What to work on =>
Return exactly, please, the lines that run from the line with "Rebuild this diagram" to the line with "(0,0) rectangle (500,912);", ends included, and omit all pictures.

Records for processing =>
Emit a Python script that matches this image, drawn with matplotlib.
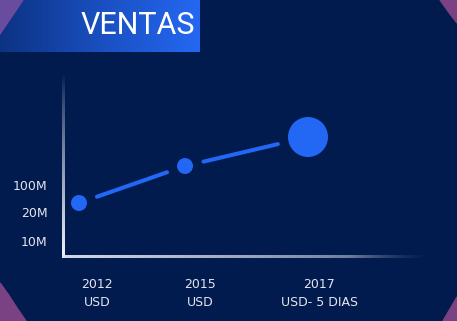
import matplotlib
matplotlib.use("Agg")
import matplotlib.pyplot as plt
import numpy as np
from matplotlib.colors import LinearSegmentedColormap, to_rgb
from matplotlib.patches import Polygon

# --- data ---
years = ["2012", "2015", "2017"]
units = ["USD", "USD", "USD- 5 DIAS"]
point_x = [0.16, 1.22, 2.45]
point_y = [0.54, 0.91, 1.20]
point_r = [8, 8, 20]            # radius in px
label_x = [0.34, 1.37, 2.56]
ytick_pos = [0.16, 0.45, 0.72]
ytick_labels = ["10M", "20M", "100M"]
title = "VENTAS"

BG = "#011b4f"
BLUE = "#2367f5"
PURPLE = "#7a4282"
TXT = "#e4e6ee"

W, H = 457, 321
fig = plt.figure(figsize=(W / 100, H / 100), dpi=100)
fig.patch.set_facecolor(BG)


def fpx(x, y):
    return (x / W, 1 - y / H)


# purple corners of the frame
corners = [
    [(440, 0), (445, 7), (450, 14), (457, 23), (457, 0)],
    [(0, 283), (8, 294), (17, 308), (26, 321), (0, 321)],
    [(443, 321), (450, 309), (457, 297), (457, 321)],
]
for c in corners:
    fig.patches.append(Polygon([fpx(*p) for p in c], closed=True,
                               transform=fig.transFigure, color=PURPLE, zorder=0))

# title banner with gradient
axb = fig.add_axes([0, 1 - 52 / H, 200 / W, 52 / H])
cmap = LinearSegmentedColormap.from_list("ban", ["#0c3282", "#1a4fc0", "#2468f2"])
axb.imshow(np.linspace(0, 1, 256).reshape(1, -1), aspect="auto", cmap=cmap,
           extent=[0, 1, 0, 1])
axb.add_patch(Polygon([(0, 1), (23 / 200, 1), (0, 1 - 34 / 52)], closed=True,
                      color="#6a4c9f", zorder=3))
axb.set_xlim(0, 1)
axb.set_ylim(0, 1)
axb.axis("off")
axb.text(138 / 200, 0.5, title, color="white", fontsize=22, family="Roboto",
         ha="center", va="center", zorder=4)

# main plot area
ax = fig.add_axes([63 / W, (H - 257) / H, 367 / W, 182 / H])
ax.set_facecolor("none")
ax.set_xlim(0, 3.67)
ax.set_ylim(0, 1.82)
for s in ax.spines.values():
    s.set_visible(False)

# gradient axis lines drawn as thin images
lw = 0.015
t = np.linspace(0, 1, 256)
a = np.clip(1 - t, 0, 1) ** 0.8
img = np.zeros((256, 1, 4))
img[:, 0, :3] = to_rgb("#f2f4fa")
img[:, 0, 3] = a
ax.imshow(img, extent=[-lw, lw, -lw, 1.82], origin="lower", aspect="auto",
          interpolation="bilinear", clip_on=False, zorder=2)

a = np.clip(0.95 - 0.5 * t - 0.3 * t ** 6, 0, 1)
a[t > 0.78] *= np.clip((1 - t[t > 0.78]) / 0.22, 0, 1)
img = np.zeros((1, 256, 4))
img[0, :, :3] = to_rgb("#dfe4f0")
img[0, :, 3] = a
ax.imshow(img, extent=[-lw, 3.67, -lw, lw], origin="lower", aspect="auto",
          interpolation="bilinear", clip_on=False, zorder=2)
ax.set_xlim(0, 3.67)
ax.set_ylim(0, 1.82)

# connecting dashes with gaps around the circles
for i in range(len(point_x) - 1):
    x0, y0, x1, y1 = point_x[i], point_y[i], point_x[i + 1], point_y[i + 1]
    d = np.hypot(x1 - x0, y1 - y0)
    ux, uy = (x1 - x0) / d, (y1 - y0) / d
    g0 = (point_r[i] + 11) / 100
    g1 = (point_r[i + 1] + 11) / 100
    ax.plot([x0 + ux * g0, x1 - ux * g1], [y0 + uy * g0, y1 - uy * g1],
            color=BLUE, lw=2.9, solid_capstyle="round")

sizes = [(2 * r * 0.72) ** 2 for r in point_r]
ax.scatter(point_x, point_y, s=sizes, color=BLUE, edgecolors="none", zorder=3)

ax.set_yticks(ytick_pos, ytick_labels)
ax.set_xticks(label_x, [f"{y}\n{u}" for y, u in zip(years, units)])
ax.tick_params(length=0, colors=TXT, labelsize=9)
ax.tick_params(axis="y", pad=11)
ax.tick_params(axis="x", pad=15)
for lab in ax.get_xticklabels():
    lab.set_linespacing(1.5)

fig.savefig("out.png", dpi=100, facecolor=fig.get_facecolor())
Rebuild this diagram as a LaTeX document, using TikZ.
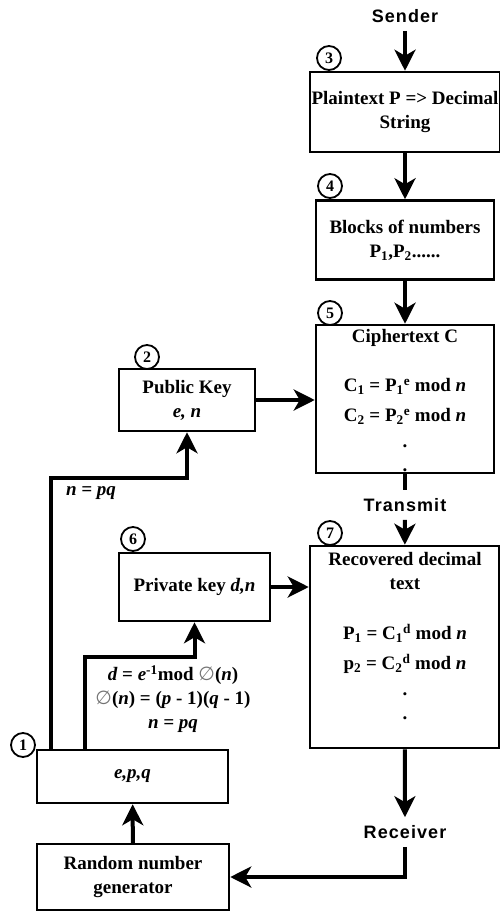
\documentclass[tikz,border=0pt]{standalone}
\usepackage{fontspec}
\setmainfont{Liberation Serif}
\newfontfamily\headfont[LetterSpace=6]{Liberation Sans Bold}
\newfontfamily\symfont{DejaVu Sans}
\usetikzlibrary{arrows.meta}
\tikzset{
    every node/.style={inner sep=0mm, align=center, font=\fontsize{19}{24}\selectfont\bfseries}
}
\tikzset{
    box/.style={draw, rectangle, line width=2.5pt},
    num/.style={draw, circle, line width=1.8pt, fill=white, minimum size=24pt, font=\fontsize{16}{16}\selectfont\bfseries},
    head/.style={inner ysep=8pt, font=\headfont\fontsize{18}{20}\selectfont},
    link/.style={line width=4pt, -{Stealth[length=21pt, width=21pt, inset=6pt]}},
    wire/.style={line width=4pt}
}
\newcommand{\phisym}{{\symfont\mdseries\color{black!55}\fontsize{19}{19}\selectfont ∅}}

\begin{document}
\begin{tikzpicture}[x=1pt, y=-1pt]
    \useasboundingbox (0,0) rectangle (500,912);

    \node (sender) at (405,16) [head] {Sender};
    \node (plain) at (405,112) [box, minimum width=190pt, minimum height=80pt] {Plaintext P => Decimal\\String};
    \node (blocks) at (405,240) [box, minimum width=178pt, minimum height=79pt] {Blocks of numbers\\P\textsubscript{1},P\textsubscript{2}......};
    \node (cipher) at (405,399) [box, minimum width=178pt, minimum height=148pt] {};
    \node (ctext) at (405,401) {Ciphertext C\\[25pt]C\textsubscript{1} = P\textsubscript{1}\textsuperscript{e} mod \textit{n}\\[6pt]C\textsubscript{2} = P\textsubscript{2}\textsuperscript{e} mod \textit{n}\\[2pt].\\.};
    \node (transmit) at (405,505) [head] {Transmit};
    \node (recov) at (404.5,647) [box, minimum width=189pt, minimum height=202pt] {};
    \node (rtext) at (405,636) {Recovered decimal\\text\\[26pt]P\textsubscript{1} = C\textsubscript{1}\textsuperscript{d} mod \textit{n}\\[6pt]p\textsubscript{2} = C\textsubscript{2}\textsuperscript{d} mod \textit{n}\\[2pt].\\.};
    \node (receiver) at (405,832) [head] {Receiver};

    \node (pub) at (187,400) [box, minimum width=136pt, minimum height=62pt] {Public Key\\\textit{e, n}};
    \node (priv) at (194.5,587) [box, minimum width=151pt, minimum height=68pt] {Private key \textit{d,n}};
    \node (epq) at (132.5,776.5) [box, minimum width=191pt, minimum height=53pt] {\textit{e,p,q}};
    \node (rng) at (133,877) [box, minimum width=192pt, minimum height=66pt] {Random number\\generator};

    \node (npq) at (91,493) {\textit{n = pq}};
    \node (dform) at (173,699) {\textit{d} = \textit{e}\textsuperscript{-1}mod \phisym(\textit{n})\\\phisym(\textit{n}) = (\textit{p} - 1)(\textit{q} - 1)\\\textit{n = pq}};

    \node (n1) at (23,745) [num] {1};
    \node (n2) at (147,357) [num] {2};
    \node (n3) at (329,58) [num] {3};
    \node (n4) at (330,186) [num] {4};
    \node (n5) at (330,313) [num] {5};
    \node (n6) at (133,539) [num] {6};
    \node (n7) at (330,533) [num] {7};

    \coordinate (ka) at (51,750);
    \coordinate (kb) at (51,478);
    \coordinate (kc) at (85,750);
    \coordinate (kd) at (85,657);

    \draw (sender) edge[link] (plain);
    \draw (plain) edge[link] (blocks);
    \draw (blocks) edge[link] (cipher);
    \draw (cipher) edge[wire] (transmit);
    \draw (transmit) edge[link] (recov);
    \draw (recov) edge[link] (receiver);
    \draw[link] (receiver) |- (rng);
    \draw (rng) edge[link] (epq);
    \draw[link] (ka) -- (kb) -| (pub);
    \draw[link] (kc) -- (kd) -| (priv);
    \draw[link] (pub.east) -- (pub.east -| cipher.west);
    \draw[link] (priv.east) -- (priv.east -| recov.west);
\end{tikzpicture}
\end{document}
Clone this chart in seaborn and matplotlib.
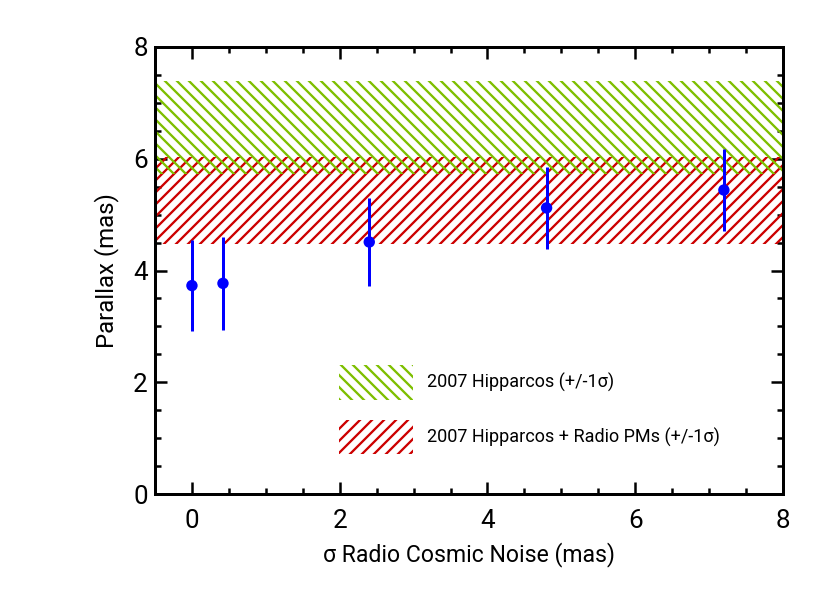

Task result =>
Rebuild this diagram as a LaTeX document, using TikZ.
\documentclass[tikz,border=0pt]{standalone}
\usepackage{fontspec}
\setmainfont{Liberation Serif}
\newfontfamily\headfont[LetterSpace=6]{Liberation Sans Bold}
\newfontfamily\symfont{DejaVu Sans}
\usetikzlibrary{arrows.meta}
\tikzset{
    every node/.style={inner sep=0mm, align=center, font=\fontsize{19}{24}\selectfont\bfseries}
}
\tikzset{
    box/.style={draw, rectangle, line width=2.5pt},
    num/.style={draw, circle, line width=1.8pt, fill=white, minimum size=24pt, font=\fontsize{16}{16}\selectfont\bfseries},
    head/.style={inner ysep=8pt, font=\headfont\fontsize{18}{20}\selectfont},
    link/.style={line width=4pt, -{Stealth[length=21pt, width=21pt, inset=6pt]}},
    wire/.style={line width=4pt}
}
\newcommand{\phisym}{{\symfont\mdseries\color{black!55}\fontsize{19}{19}\selectfont ∅}}

\begin{document}
\begin{tikzpicture}[x=1pt, y=-1pt]
    \useasboundingbox (0,0) rectangle (500,912);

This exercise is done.